Former Greenbrier chef stars in ‘Recipe Rehab’

MORGANTOWN — He’s competed in the culinary Olympics, led a team at a global cooking competition in France and produced countless photo-worthy dishes for guests at southern West Virginia’s world-class resort, The Greenbrier.

But Richard Rosendale, one of TV’s newest celebrity chefs, says his greatest challenges come on the set of “Recipe Rehab,” a Saturday morning show that begins airing Sept. 28 on CBS.

On the show, families submit a favorite high-calorie recipe. Two chefs then compete to crank out healthier, lower-calorie versions — and make them easy for amateurs to duplicate.

“Some of the recipes taste really good, but they’re laden with fat and sugar and sodium and calories,” Rosendale said. “Every recipe that was on the show, it was like, ‘Yikes! This is going to be interesting.”’

Rosendale, U.S. captain for the international competition Bocuse d’Or in France earlier this year, faces off against California chef Vikki Krinsky throughout 11 episodes.

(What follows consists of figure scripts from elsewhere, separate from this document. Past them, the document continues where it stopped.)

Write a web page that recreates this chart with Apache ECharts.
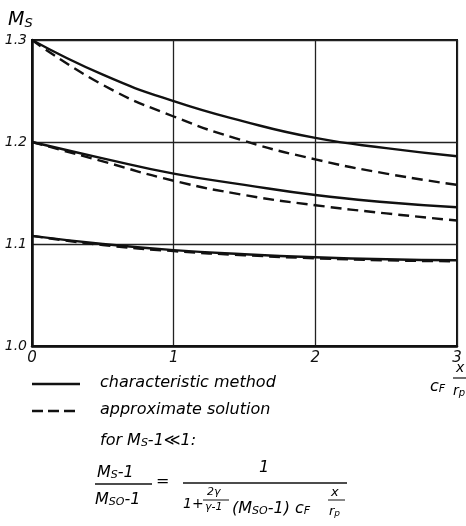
<!DOCTYPE html>
<html><head><meta charset="utf-8">
<script src="https://cdn.jsdelivr.net/npm/echarts@6/dist/echarts.min.js"></script>
<style>html,body{margin:0;padding:0;background:#fff}#c{width:466px;height:526px}</style>
</head><body><div id="c"></div>
<script>
// Data
const xs = [0, 0.5, 1, 1.5, 2, 2.5, 3];
const char13 = [1.300, 1.266, 1.240, 1.220, 1.204, 1.194, 1.186];
const appr13 = [1.300, 1.256, 1.225, 1.201, 1.183, 1.169, 1.158];
const char12 = [1.200, 1.184, 1.169, 1.158, 1.148, 1.141, 1.136];
const appr12 = [1.200, 1.181, 1.162, 1.148, 1.138, 1.130, 1.123];
const char11 = [1.108, 1.100, 1.094, 1.090, 1.087, 1.085, 1.084];
const appr11 = [1.108, 1.099, 1.093, 1.089, 1.086, 1.084, 1.083];
const xTicks = ['0', '1', '2', '3'];
const yTicks = ['1.0', '1.1', '1.2', '1.3'];
const legendNames = ['characteristic method', 'approximate solution'];

const FF = '"DejaVu Sans", sans-serif';
const pairs = ys => xs.map((x, i) => [x, ys[i]]);
const mkSeries = (ys, dashed, name) => ({
  type: 'line', name, data: pairs(ys), smooth: 0.5, symbol: 'none', silent: true,
  lineStyle: { color: '#111', width: 2.4, type: dashed ? [11, 6] : 'solid' }
});
const rich = (big, small) => ({
  m: { fontSize: big, fontStyle: 'italic', fontFamily: FF, color: '#111', lineHeight: big, verticalAlign: 'top' },
  s: { fontSize: small, fontStyle: 'italic', fontFamily: FF, color: '#111', lineHeight: small, padding: [Math.round(big * 0.6), 0, 0, 0], verticalAlign: 'bottom' }
});
const T = (x, y, str, big, small) => ({
  type: 'text', left: x, top: y, silent: true,
  style: { text: str, rich: rich(big, small || Math.round(big * 0.7)) }
});
const L = (x1, y1, x2, y2, w, dash) => ({
  type: 'line', silent: true,
  shape: { x1, y1, x2, y2 },
  style: { stroke: '#111', lineWidth: w, lineDash: dash || null }
});

const chart = echarts.init(document.getElementById('c'), null, { renderer: 'canvas' });
chart.setOption({
  animation: false,
  backgroundColor: '#fff',
  grid: { left: 32, right: 9, top: 40, bottom: 180, show: true, borderColor: '#111', borderWidth: 2, backgroundColor: 'transparent' },
  xAxis: {
    type: 'value', min: 0, max: 3, interval: 1,
    axisLine: { show: true, lineStyle: { color: '#111', width: 2.5 } },
    axisTick: { show: false },
    axisLabel: { formatter: v => xTicks[Math.round(v)], fontFamily: FF, fontStyle: 'italic', fontSize: 15, color: '#111', margin: 5 },
    splitLine: { show: true, lineStyle: { color: '#222', width: 1.3 } }
  },
  yAxis: {
    type: 'value', min: 1.0, max: 1.3, interval: 0.1,
    axisLine: { show: true, lineStyle: { color: '#111', width: 2.5 } },
    axisTick: { show: false },
    axisLabel: { formatter: v => yTicks[Math.round((v - 1) * 10)], fontFamily: FF, fontStyle: 'italic', fontSize: 14, color: '#111', margin: 5 },
    splitLine: { show: true, lineStyle: { color: '#222', width: 1.3 } }
  },
  series: [
    mkSeries(char13, false, legendNames[0]), mkSeries(appr13, true, legendNames[1]),
    mkSeries(char12, false, legendNames[0]), mkSeries(appr12, true, legendNames[1]),
    mkSeries(char11, false, legendNames[0]), mkSeries(appr11, true, legendNames[1])
  ],
  graphic: [
    T(8, 6, '{m|M}{s|S}', 19, 13),
    // x-axis title c_F x / r_p
    T(430, 374, '{m|c}{s|F}', 16, 11),
    T(456, 361, '{m|x}', 14),
    L(453, 378, 466, 378, 1.2),
    T(453, 380, '{m|r}{s|p}', 14, 10),
    // legend
    L(32, 384, 80, 384, 2.4),
    T(100, 375, '{m|' + legendNames[0] + '}', 16),
    L(32, 411, 80, 411, 2.4, [11, 5]),
    T(100, 402, '{m|' + legendNames[1] + '}', 16),
    T(100, 428, '{m|for M}{s|S}{m|-1≪1:}', 16, 11),
    // formula: left fraction
    T(97, 460, '{m|M}{s|S}{m|-1}', 16, 11),
    L(95, 484, 152, 484, 1.3),
    T(95, 487, '{m|M}{s|SO}{m|-1}', 16, 11),
    T(156, 474, '{m|=}', 16),
    // right fraction
    T(259, 460, '{m|1}', 16),
    L(183, 483, 347, 483, 1.3),
    T(183, 497, '{m|1+}', 14),
    T(207, 487, '{m|2γ}', 11),
    L(203, 500, 229, 500, 1),
    T(205, 502, '{m|γ-1}', 11),
    T(232, 496, '{m|(M}{s|SO}{m|-1) c}{s|F}', 16, 11),
    T(331, 486, '{m|x}', 13),
    L(328, 500, 345, 500, 1),
    T(329, 501, '{m|r}{s|p}', 13, 9)
  ]
});
</script></body></html>
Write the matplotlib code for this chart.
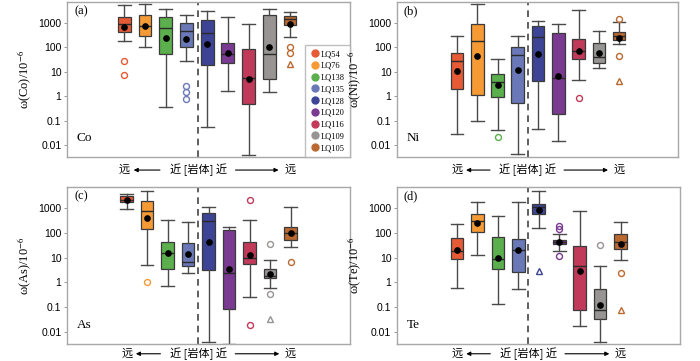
import matplotlib
matplotlib.use("Agg")
import matplotlib.pyplot as plt
from matplotlib.lines import Line2D

plt.rcParams['font.family'] = ['Liberation Serif', 'Noto Sans CJK SC']
plt.rcParams['mathtext.fontset'] = 'stix'

samples = ['LQ54', 'LQ76', 'LQ138', 'LQ135', 'LQ128', 'LQ120', 'LQ116', 'LQ109', 'LQ105']
colors = ['#E65A35', '#F59A35', '#5BAF4C', '#6A78B8', '#3D4496',
          '#7A3A92', '#C23A5A', '#999494', '#BA6A30']

# each row: whisker low, q1, median, q3, whisker high, mean
co_box = [
    [185, 415, 855, 1650, 5250, 690],
    [105, 290, 755, 2050, 5760, 755],
    [0.38, 53, 625, 1760, 3720, 245],
    [27, 105, 470, 1000, 2050, 216],
    [0.058, 18, 380, 1280, 2900, 139],
    [1.6, 22, 51, 153, 1650, 58],
    [0.0041, 0.48, 5.3, 82, 880, 5.0],
    [1.45, 5.0, 51, 2050, 3500, 98],
    [260, 800, 1450, 1810, 2720, 855],
]
ni_box = [
    [0.029, 1.95, 27, 59, 280, 11],
    [0.093, 1.12, 180, 855, 5500, 44],
    [0.043, 0.95, 3.9, 8.1, 32, 2.76],
    [0.0045, 0.51, 47, 105, 290, 11.5],
    [0.045, 4.0, 263, 760, 1170, 54],
    [0.015, 0.19, 5.5, 370, 855, 6.9],
    [4.4, 33, 69, 205, 3150, 69],
    [13.5, 22, 41, 142, 447, 56],
    [132, 193, 290, 395, 1030, 233],
]
as_box = [
    [885, 1690, 2170, 2950, 3550, 2170],
    [5.2, 146, 780, 1910, 4690, 395],
    [0.69, 3.5, 15.4, 41.5, 338, 14.9],
    [2.35, 4.6, 6.9, 39, 264, 14],
    [0.004, 3.1, 308, 610, 1100, 44],
    [0.0034, 0.087, 2.35, 123, 171, 3.4],
    [0.27, 5.5, 9.3, 44, 338, 12.7],
    [0.59, 1.45, 1.8, 3.5, 7.8, 2.1],
    [27, 50, 102, 177, 1130, 98],
]
te_box = [
    [0.57, 9.1, 19, 63, 225, 20],
    [12.4, 110, 306, 570, 1750, 240],
    [0.13, 3.5, 8.9, 65, 460, 9.8],
    [0.54, 2.7, 20, 57, 1750, 20],
    [155, 590, 1100, 1450, 4900, 805],
    [19, 34, 43, 52, 91, 43],
    [0.017, 0.081, 4.5, 29, 730, 2.9],
    [0.0041, 0.034, 0.081, 0.53, 4.5, 0.12],
    [8.3, 22.5, 41, 91, 280, 34],
]

# outliers: (sample index, value, marker)
co_out = [(0, 27, 'o'), (0, 7.4, 'o'), (3, 2.7, 'o'), (3, 1.55, 'o'), (3, 0.8, 'o'),
          (8, 105, 'o'), (8, 60, 'o'), (8, 20, '^')]
ni_out = [(2, 0.022, 'o'), (6, 0.87, 'o'), (8, 1360, 'o'), (8, 45, 'o'), (8, 4.3, '^')]
as_out = [(1, 1.07, 'o'), (6, 2040, 'o'), (6, 0.02, 'o'), (7, 36.5, 'o'), (7, 0.33, 'o'),
          (7, 0.033, '^'), (8, 6.9, 'o')]
te_out = [(4, 2.95, '^'), (5, 190, 'o'), (5, 135, 'o'), (5, 12, 'o'), (7, 32, 'o'),
          (8, 2.3, 'o'), (8, 0.076, '^')]

panels = [
    ('(a)', 'Co', co_box, co_out, [0.0957, 0.565, 0.4043, 0.4295], -1.77, 4.57, -0.084),
    ('(b)', 'Ni', ni_box, ni_out, [0.567, 0.565, 0.4016, 0.4295], -1.96, 4.48, -0.084),
    ('(c)', 'As', as_box, as_out, [0.0957, 0.047, 0.4043, 0.435], -1.91, 4.5, -0.062),
    ('(d)', 'Te', te_box, te_out, [0.567, 0.047, 0.4043, 0.435], -1.94, 4.48, -0.062),
]

fig = plt.figure(figsize=(7, 3.61), dpi=100)

for tag, elem, box, out, rect, xlo, xdash, yb in panels:
    ax = fig.add_axes(rect)
    pos = list(range(1, len(samples) + 1))
    stats = []
    for row in box:
        stats.append(dict(whislo=row[0], q1=row[1], med=row[2], q3=row[3],
                          whishi=row[4], mean=row[5], fliers=[]))
    bp = ax.bxp(stats, positions=pos, widths=0.62, capwidths=0.62,
                patch_artist=True, showmeans=True, showfliers=False,
                boxprops=dict(edgecolor='#3a3a3a', linewidth=0.9),
                whiskerprops=dict(color='#4a4a4a', linewidth=1.0),
                capprops=dict(color='#4a4a4a', linewidth=1.0),
                medianprops=dict(color='#2a2a2a', linewidth=1.0),
                meanprops=dict(marker='o', markerfacecolor='black',
                               markeredgecolor='black', markersize=3.8))
    for patch, c in zip(bp['boxes'], colors):
        patch.set_facecolor(c)
    for i, v, m in out:
        ax.plot(pos[i], v, marker=m, linestyle='none', markerfacecolor='none',
                markeredgecolor=colors[i], markeredgewidth=1.0, markersize=4.3)

    ax.set_yscale('log')
    ax.set_ylim(10 ** -2.48, 10 ** 3.84)
    ax.set_xlim(xlo, 11.9)
    ax.axvline(xdash, color='#444444', linestyle=(0, (4, 3)), linewidth=1.2)
    ax.set_xticks([])
    ax.set_yticks([0.01, 0.1, 1, 10, 100, 1000])
    ax.set_yticklabels(['0.01', '0.1', '1', '10', '100', '1000'],
                       fontfamily='Liberation Sans', fontsize=7.5)
    ax.minorticks_off()
    ax.tick_params(axis='y', length=2, width=0.6, color='#888888', pad=2)
    for sp in ax.spines.values():
        sp.set_color('#a8a8a8')
        sp.set_linewidth(1.0)
    ax.set_ylabel('ω(%s)/10$^{-6}$' % elem, fontsize=9, labelpad=3)

    ax.text(0.025, 0.94, tag, transform=ax.transAxes, fontsize=9, va='center')
    ax.text(0.035, 0.12, elem, transform=ax.transAxes, fontsize=9.5, va='center')

    # distance annotation below the panel
    tr = ax.get_xaxis_transform()
    ax.text(pos[0], yb, '远', transform=tr, ha='center', va='center',
            fontsize=8, fontfamily='Noto Sans CJK SC', clip_on=False)
    ax.text(pos[-1], yb, '远', transform=tr, ha='center', va='center',
            fontsize=8, fontfamily='Noto Sans CJK SC', clip_on=False)
    ax.text(xdash, yb, '近 [岩体] 近', transform=tr, ha='center', va='center',
            fontsize=8, fontfamily='Noto Sans CJK SC', clip_on=False)
    ax.annotate('', xy=(pos[0] + 0.45, yb), xytext=(xdash - 1.85, yb), xycoords=tr,
                textcoords=tr, annotation_clip=False,
                arrowprops=dict(arrowstyle='-|>', color='black', lw=0.8,
                                mutation_scale=6, shrinkA=0, shrinkB=0))
    ax.annotate('', xy=(pos[-1] - 0.55, yb), xytext=(xdash + 1.8, yb), xycoords=tr,
                textcoords=tr, annotation_clip=False,
                arrowprops=dict(arrowstyle='-|>', color='black', lw=0.8,
                                mutation_scale=6, shrinkA=0, shrinkB=0))

    if tag == '(a)':
        handles = [Line2D([], [], marker='o', linestyle='none', markerfacecolor=c,
                          markeredgecolor=c, markersize=5) for c in colors]
        ax.legend(handles, samples, loc='lower right', bbox_to_anchor=(1.0, 0.0),
                  fontsize=6, frameon=True, fancybox=False, edgecolor='#b0b0b0',
                  handletextpad=0.1, labelspacing=0.45, borderpad=0.6,
                  handlelength=1.2, borderaxespad=0.0)

fig.savefig('out.png', dpi=100)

“Though I have a lot of competition experience, she’s an expert in nutrition. And here I am cooking with butter,” Rosendale said. “But it was an even playing field.”

They shot four episodes a day, a pace requiring snap decisions on how to rehabilitate a meal.

The importance of his work was never lost on Rosendale, a native of Uniontown, Pa., who worked in Pittsburgh before opening a restaurant in Columbus, Ohio. In 2009, the now-38-year-old father of two boys moved to Lewisburg in southern West Virginia — a state struggling with an obesity epidemic.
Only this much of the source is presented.